After adding in the mushrooms, be sure to stir gently. Stirring too harshly will break the mushrooms into bits. We want to try to keep them solid.
If you can land a nice Burgundy wine for the sauce, go for it. Any decent dry red will do though.
When you’re in the final braising, check on the stew every thirty minutes. If it seems the sauce is thickening too quickly, then add in some water. If not, then leave be.
The use of carrots and celery is optional, as many recipes will not use them. I personally like them, as there isn’t that deep a “tradition” with this dish. The usage comes down to your personal taste.

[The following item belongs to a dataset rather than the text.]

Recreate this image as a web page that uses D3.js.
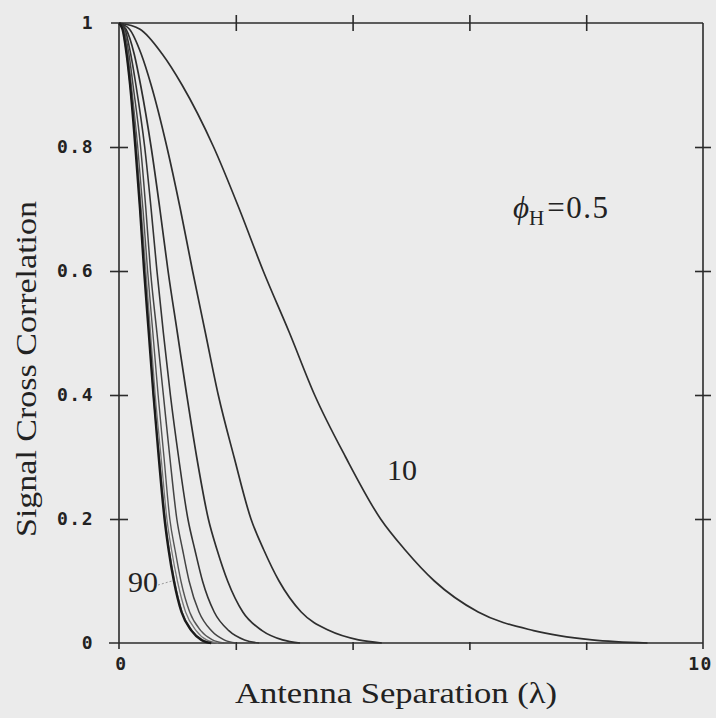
<!DOCTYPE html>
<html>
<head>
<meta charset="utf-8">
<script src="https://cdn.jsdelivr.net/npm/d3@7/dist/d3.min.js"></script>
<style>
  html, body { margin: 0; padding: 0; background: #ebebeb; }
  svg { display: block; }
</style>
</head>
<body>
<svg id="chart" width="716" height="718"></svg>
<script>
// Correlation levels shared by all series (y values)
const correlationLevels = [1, 0.99, 0.95, 0.9, 0.8, 0.7, 0.6, 0.5, 0.4, 0.3, 0.2, 0.15, 0.1, 0.05, 0.02, 0.005, 0];

// Antenna separation (in wavelengths) at which each curve reaches the level above
const sep10 = [0, 0.36, 0.74, 1.08, 1.62, 2.06, 2.47, 2.92, 3.35, 3.88, 4.48, 4.90, 5.40, 6.15, 7.10, 8.10, 9.05];
const sep20 = [0, 0.18, 0.38, 0.55, 0.82, 1.05, 1.26, 1.48, 1.70, 1.97, 2.26, 2.48, 2.74, 3.12, 3.60, 4.10, 4.50];
const sep30 = [0, 0.12, 0.26, 0.37, 0.55, 0.70, 0.84, 1.00, 1.16, 1.33, 1.53, 1.68, 1.86, 2.12, 2.45, 2.80, 3.10];
const sep40 = [0, 0.10, 0.20, 0.29, 0.44, 0.55, 0.65, 0.76, 0.88, 1.02, 1.18, 1.30, 1.43, 1.63, 1.88, 2.15, 2.40];
const sep50 = [0, 0.08, 0.17, 0.24, 0.37, 0.46, 0.54, 0.65, 0.76, 0.87, 0.99, 1.09, 1.20, 1.37, 1.58, 1.80, 2.00];
const sep60 = [0, 0.07, 0.15, 0.21, 0.32, 0.41, 0.49, 0.58, 0.67, 0.77, 0.87, 0.96, 1.06, 1.21, 1.40, 1.60, 1.80];
const sep70 = [0, 0.07, 0.14, 0.20, 0.30, 0.38, 0.46, 0.54, 0.62, 0.72, 0.82, 0.90, 1.00, 1.14, 1.32, 1.50, 1.70];
const sep80 = [0, 0.06, 0.13, 0.19, 0.29, 0.36, 0.44, 0.52, 0.59, 0.69, 0.79, 0.86, 0.95, 1.08, 1.25, 1.43, 1.60];
const sep90 = [0, 0.06, 0.13, 0.19, 0.28, 0.36, 0.43, 0.51, 0.59, 0.68, 0.78, 0.85, 0.94, 1.07, 1.24, 1.41, 1.58];

const seriesNames = ["10", "20", "30", "40", "50", "60", "70", "80", "90"];
const seriesSeps = [sep10, sep20, sep30, sep40, sep50, sep60, sep70, sep80, sep90];

const xTickValues = [0, 2, 4, 6, 8, 10];
const xTickLabels = ["0", "", "", "", "", "10"];
const yTickValues = [0, 0.2, 0.4, 0.6, 0.8, 1];
const yTickLabels = ["0", "0.2", "0.4", "0.6", "0.8", "1"];

const xTitle = "Antenna Separation (\u03BB)";
const yTitle = "Signal Cross Correlation";
const paramLabel = { sym: "\u03D5", sub: "H", rest: "=0.5" };

// ---- drawing ----
const svg = d3.select("#chart");
const m = { left: 119, right: 703, top: 23, bottom: 643 };
const x = d3.scaleLinear().domain([0, 10]).range([m.left, m.right]);
const y = d3.scaleLinear().domain([0, 1]).range([m.bottom, m.top]);

const ink = "#2b2b2b";

// frame
const frame = svg.append("g").attr("stroke", ink).attr("stroke-width", 1.6).attr("fill", "none");
frame.append("line").attr("x1", m.left - 8).attr("x2", m.right).attr("y1", m.top).attr("y2", m.top);
frame.append("line").attr("x1", m.left - 10).attr("x2", m.right).attr("y1", m.bottom).attr("y2", m.bottom);
frame.append("line").attr("x1", m.left).attr("x2", m.left).attr("y1", m.top).attr("y2", m.bottom + 6);
frame.append("line").attr("x1", m.right).attr("x2", m.right).attr("y1", m.top).attr("y2", m.bottom + 6);

// crossing ticks via axes (no domain)
const tickLen = 8;
function crossAxis(gen, transform) {
  const g = svg.append("g").attr("transform", transform).call(gen);
  g.select(".domain").remove();
  g.selectAll("line").attr("stroke", ink).attr("stroke-width", 1.6);
  g.selectAll("text").remove();
  return g;
}
const innerX = xTickValues.filter(v => v > 0 && v < 10);
const innerY = yTickValues.filter(v => v > 0 && v < 1);
crossAxis(d3.axisBottom(x).tickValues(innerX).tickSize(tickLen * 2).tickSizeOuter(0), `translate(0,${m.top - tickLen})`);
crossAxis(d3.axisBottom(x).tickValues(innerX).tickSize(tickLen).tickSizeOuter(0), `translate(0,${m.bottom - 1})`);
crossAxis(d3.axisRight(y).tickValues(innerY).tickSize(2*tickLen + 2).tickSizeOuter(0), `translate(${m.left - tickLen - 1},0)`);
crossAxis(d3.axisRight(y).tickValues(innerY).tickSize(2*tickLen).tickSizeOuter(0), `translate(${m.right - tickLen},0)`);

// tick labels
const monoFont = "'DejaVu Sans Mono', monospace";
const xAxisLab = svg.append("g")
  .attr("transform", `translate(0,${m.bottom})`)
  .call(d3.axisBottom(x).tickValues(xTickValues).tickFormat((d, i) => xTickLabels[i]).tickSize(0));
xAxisLab.select(".domain").remove();
xAxisLab.selectAll("text")
  .attr("font-family", monoFont).attr("font-weight", "bold").attr("font-size", 18)
  .attr("letter-spacing", 1.5)
  .attr("fill", "#222").attr("dy", "1.35em")
  .attr("dx", (d) => d === 0 ? 2 : -3);

const yAxisLab = svg.append("g")
  .attr("transform", `translate(${m.left - 25},0)`)
  .call(d3.axisLeft(y).tickValues(yTickValues).tickFormat((d, i) => yTickLabels[i]).tickSize(0).tickPadding(0));
yAxisLab.select(".domain").remove();
yAxisLab.selectAll("text")
  .attr("font-family", monoFont).attr("font-weight", "bold").attr("font-size", 18)
  .attr("letter-spacing", 1.5)
  .attr("fill", "#222");

// curves
const line = d3.line()
  .x(d => x(d[0]))
  .y(d => y(d[1]))
  .curve(d3.curveMonotoneX);

const styles = {
  "10": { c: "#2e2e2e", w: 1.7 }, "20": { c: "#2e2e2e", w: 1.7 }, "30": { c: "#2e2e2e", w: 1.7 },
  "40": { c: "#333", w: 1.6 }, "50": { c: "#444", w: 1.5 }, "60": { c: "#555", w: 1.4 },
  "70": { c: "#777", w: 1.3 }, "80": { c: "#666", w: 1.4 }, "90": { c: "#1a1a1a", w: 2.4 }
};
seriesNames.forEach((name, i) => {
  const pts = seriesSeps[i].map((s, k) => [s, correlationLevels[k]]);
  svg.append("path")
    .datum(pts)
    .attr("d", line)
    .attr("fill", "none")
    .attr("stroke", styles[name].c)
    .attr("stroke-width", styles[name].w)
    .attr("stroke-linejoin", "round");
});

// annotations
const serif = "'Liberation Serif', 'Times New Roman', serif";
svg.append("text").attr("x", 387).attr("y", 480)
  .attr("font-family", serif).attr("font-size", 30).attr("fill", "#222").text(seriesNames[0]);
svg.append("text").attr("x", 128).attr("y", 592)
  .attr("font-family", serif).attr("font-size", 30).attr("fill", "#222").text(seriesNames[8]);
svg.append("line")
  .attr("x1", 158).attr("y1", 585).attr("x2", x(sep90[12]) - 2).attr("y2", y(correlationLevels[12]))
  .attr("stroke", "#999").attr("stroke-width", 1).attr("stroke-dasharray", "2,2");

const p = svg.append("text").attr("x", 513).attr("y", 218)
  .attr("font-family", serif).attr("font-size", 31).attr("fill", "#222");
p.append("tspan").attr("font-style", "italic").text(paramLabel.sym);
p.append("tspan").attr("font-size", 21).attr("dy", 7).text(paramLabel.sub);
p.append("tspan").attr("dy", -7).attr("dx", 3).attr("letter-spacing", 1.5).text(paramLabel.rest);

// axis titles
svg.append("text").attr("x", 235).attr("y", 703)
  .attr("font-family", serif).attr("font-size", 30).attr("fill", "#222")
  .attr("textLength", 322).attr("lengthAdjust", "spacingAndGlyphs")
  .text(xTitle);
svg.append("text")
  .attr("transform", "translate(36,537) rotate(-90)")
  .attr("font-family", serif).attr("font-size", 30).attr("fill", "#222")
  .attr("textLength", 336).attr("lengthAdjust", "spacingAndGlyphs")
  .text(yTitle);
</script>
</body>
</html>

Some will also like to use pearl onions over chopped ones. If can find them in your frozen foods section, give them a go.
Healthy It Up
Beyond using a leaner cut of beef, if you really wanted to “healthy up” this dish, you could forego the bacon and just use olive oil. However, this is one of those dishes where you’re honestly better off not cutting out what might be seen as “unhealthy”. Live a little.
It’s best to serve Beef Bourguignon with a nice starch to soak up that wonderful sauce. I’m a fan of just peeling some potatoes, cutting them into fourths, coating with oil, and baking in the oven until perfect. Others will use mashed potatoes, rice, egg noodles, or even spätzle.
I’d also suggest a good red wine to compliment this wonderful stew. Personal choices would be a French Burgundy or Pinot Noir.